What you need to do> Produce a word-for-word copy of the listing below without its pictures.

* Begin Given information *

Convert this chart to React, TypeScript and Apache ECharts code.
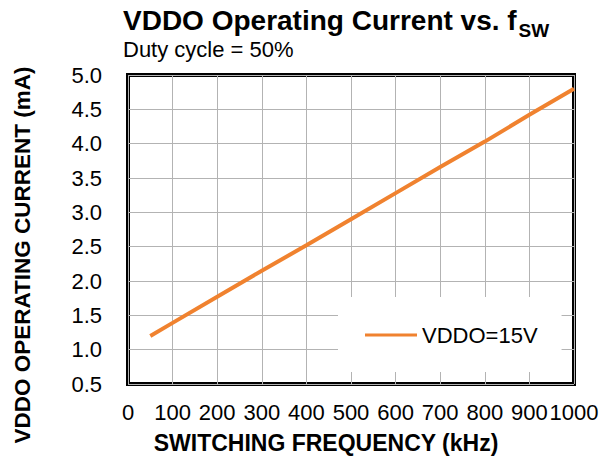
import React, { useEffect, useRef } from "react";
import * as echarts from "echarts";

const frequencyKHz = [50, 100, 200, 300, 400, 500, 600, 700, 800, 900, 1000];
const currentMA = [1.2, 1.39, 1.77, 2.15, 2.52, 2.9, 3.28, 3.66, 4.03, 4.42, 4.8];
const seriesName = "VDDO=15V";
const titleMain = "VDDO Operating Current vs. f";
const titleSub = "SW";
const subtitle = "Duty cycle = 50%";
const xTitle = "SWITCHING FREQUENCY (kHz)";
const yTitle = "VDDO OPERATING CURRENT (mA)";

const FONT = "'Liberation Sans', Arial, Helvetica, sans-serif";

export default function App() {
  const ref = useRef<HTMLDivElement>(null);
  useEffect(() => {
    if (!ref.current) return;
    const chart = echarts.init(ref.current, null, { renderer: "svg" });
    chart.setOption({
      animation: false,
      backgroundColor: "#fff",
      textStyle: { fontFamily: FONT },
      title: [
        {
          text: `{a|${titleMain}}{b|${titleSub}}`,
          left: 123,
          top: 0,
          padding: 0,
          textStyle: {
            rich: {
              a: { fontFamily: FONT, fontSize: 28, fontWeight: "bold", color: "#000", lineHeight: 40, verticalAlign: "middle" },
              b: { fontFamily: FONT, fontSize: 19, fontWeight: "bold", color: "#000", lineHeight: 40, verticalAlign: "bottom", padding: [0, 0, 0, 2] },
            },
          },
        },
        {
          text: subtitle,
          left: 123,
          top: 37,
          padding: 0,
          textStyle: { fontFamily: FONT, fontSize: 22, fontWeight: "normal", color: "#000", lineHeight: 24 },
        },
      ],
      grid: {
        left: 128,
        right: 36,
        top: 75,
        bottom: 75,
        show: true,
        borderColor: "#000",
        borderWidth: 4,
        backgroundColor: "transparent",
      },
      legend: {
        show: true,
        data: [seriesName],
        left: 338,
        top: 297,
        backgroundColor: "#fff",
        padding: [26, 24, 25, 27],
        icon: "rect",
        itemWidth: 52,
        itemHeight: 3,
        itemGap: 5,
        textStyle: { fontFamily: FONT, fontSize: 22, color: "#000", lineHeight: 24 },
      },
      xAxis: {
        type: "value",
        min: 0,
        max: 1000,
        interval: 100,
        axisLine: { show: false },
        axisTick: { show: false },
        axisLabel: {
          fontFamily: FONT,
          fontSize: 22,
          color: "#000",
          margin: 17,
          formatter: (v: number) => String(v),
        },
        splitLine: { show: true, lineStyle: { color: "#b3b3b3", width: 1 } },
      },
      yAxis: {
        type: "value",
        min: 0.5,
        max: 5.0,
        interval: 0.5,
        axisLine: { show: false },
        axisTick: { show: false },
        axisLabel: {
          fontFamily: FONT,
          fontSize: 22,
          color: "#000",
          margin: 26,
          formatter: (v: number) => v.toFixed(1),
        },
        splitLine: { show: true, lineStyle: { color: "#b3b3b3", width: 1 } },
      },
      graphic: [
        {
          type: "text",
          x: 22,
          y: 255,
          rotation: Math.PI / 2,
          style: {
            text: yTitle,
            fontFamily: FONT,
            fontSize: 22.5,
            fontWeight: "bold",
            fill: "#000",
            align: "center",
            verticalAlign: "middle",
          },
        },
        {
          type: "text",
          x: 326,
          y: 443,
          style: {
            text: xTitle,
            fontFamily: FONT,
            fontSize: 23,
            fontWeight: "bold",
            fill: "#000",
            align: "center",
            verticalAlign: "middle",
          },
        },
      ],
      series: [
        {
          name: seriesName,
          type: "line",
          data: frequencyKHz.map((f, i) => [f, currentMA[i]]),
          showSymbol: false,
          lineStyle: { color: "#f0822f", width: 4 },
          itemStyle: { color: "#f0822f" },
        },
      ],
    });
    return () => chart.dispose();
  }, []);
  return (
    <div
      ref={ref}
      style={{ position: "fixed", left: 0, top: 0, width: 610, height: 459 }}
    />
  );
}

* End Given information *

Exercise solution>
Convert this chart to React, TypeScript and Apache ECharts code.
import React, { useEffect, useRef } from "react";
import * as echarts from "echarts";

const frequencyKHz = [50, 100, 200, 300, 400, 500, 600, 700, 800, 900, 1000];
const currentMA = [1.2, 1.39, 1.77, 2.15, 2.52, 2.9, 3.28, 3.66, 4.03, 4.42, 4.8];
const seriesName = "VDDO=15V";
const titleMain = "VDDO Operating Current vs. f";
const titleSub = "SW";
const subtitle = "Duty cycle = 50%";
const xTitle = "SWITCHING FREQUENCY (kHz)";
const yTitle = "VDDO OPERATING CURRENT (mA)";

const FONT = "'Liberation Sans', Arial, Helvetica, sans-serif";

export default function App() {
  const ref = useRef<HTMLDivElement>(null);
  useEffect(() => {
    if (!ref.current) return;
    const chart = echarts.init(ref.current, null, { renderer: "svg" });
    chart.setOption({
      animation: false,
      backgroundColor: "#fff",
      textStyle: { fontFamily: FONT },
      title: [
        {
          text: `{a|${titleMain}}{b|${titleSub}}`,
          left: 123,
          top: 0,
          padding: 0,
          textStyle: {
            rich: {
              a: { fontFamily: FONT, fontSize: 28, fontWeight: "bold", color: "#000", lineHeight: 40, verticalAlign: "middle" },
              b: { fontFamily: FONT, fontSize: 19, fontWeight: "bold", color: "#000", lineHeight: 40, verticalAlign: "bottom", padding: [0, 0, 0, 2] },
            },
          },
        },
        {
          text: subtitle,
          left: 123,
          top: 37,
          padding: 0,
          textStyle: { fontFamily: FONT, fontSize: 22, fontWeight: "normal", color: "#000", lineHeight: 24 },
        },
      ],
      grid: {
        left: 128,
        right: 36,
        top: 75,
        bottom: 75,
        show: true,
        borderColor: "#000",
        borderWidth: 4,
        backgroundColor: "transparent",
      },
      legend: {
        show: true,
        data: [seriesName],
        left: 338,
        top: 297,
        backgroundColor: "#fff",
        padding: [26, 24, 25, 27],
        icon: "rect",
        itemWidth: 52,
        itemHeight: 3,
        itemGap: 5,
        textStyle: { fontFamily: FONT, fontSize: 22, color: "#000", lineHeight: 24 },
      },
      xAxis: {
        type: "value",
        min: 0,
        max: 1000,
        interval: 100,
        axisLine: { show: false },
        axisTick: { show: false },
        axisLabel: {
          fontFamily: FONT,
          fontSize: 22,
          color: "#000",
          margin: 17,
          formatter: (v: number) => String(v),
        },
        splitLine: { show: true, lineStyle: { color: "#b3b3b3", width: 1 } },
      },
      yAxis: {
        type: "value",
        min: 0.5,
        max: 5.0,
        interval: 0.5,
        axisLine: { show: false },
        axisTick: { show: false },
        axisLabel: {
          fontFamily: FONT,
          fontSize: 22,
          color: "#000",
          margin: 26,
          formatter: (v: number) => v.toFixed(1),
        },
        splitLine: { show: true, lineStyle: { color: "#b3b3b3", width: 1 } },
      },
      graphic: [
        {
          type: "text",
          x: 22,
          y: 255,
          rotation: Math.PI / 2,
          style: {
            text: yTitle,
            fontFamily: FONT,
            fontSize: 22.5,
            fontWeight: "bold",
            fill: "#000",
            align: "center",
            verticalAlign: "middle",
          },
        },
        {
          type: "text",
          x: 326,
          y: 443,
          style: {
            text: xTitle,
            fontFamily: FONT,
            fontSize: 23,
            fontWeight: "bold",
            fill: "#000",
            align: "center",
            verticalAlign: "middle",
          },
        },
      ],
      series: [
        {
          name: seriesName,
          type: "line",
          data: frequencyKHz.map((f, i) => [f, currentMA[i]]),
          showSymbol: false,
          lineStyle: { color: "#f0822f", width: 4 },
          itemStyle: { color: "#f0822f" },
        },
      ],
    });
    return () => chart.dispose();
  }, []);
  return (
    <div
      ref={ref}
      style={{ position: "fixed", left: 0, top: 0, width: 610, height: 459 }}
    />
  );
}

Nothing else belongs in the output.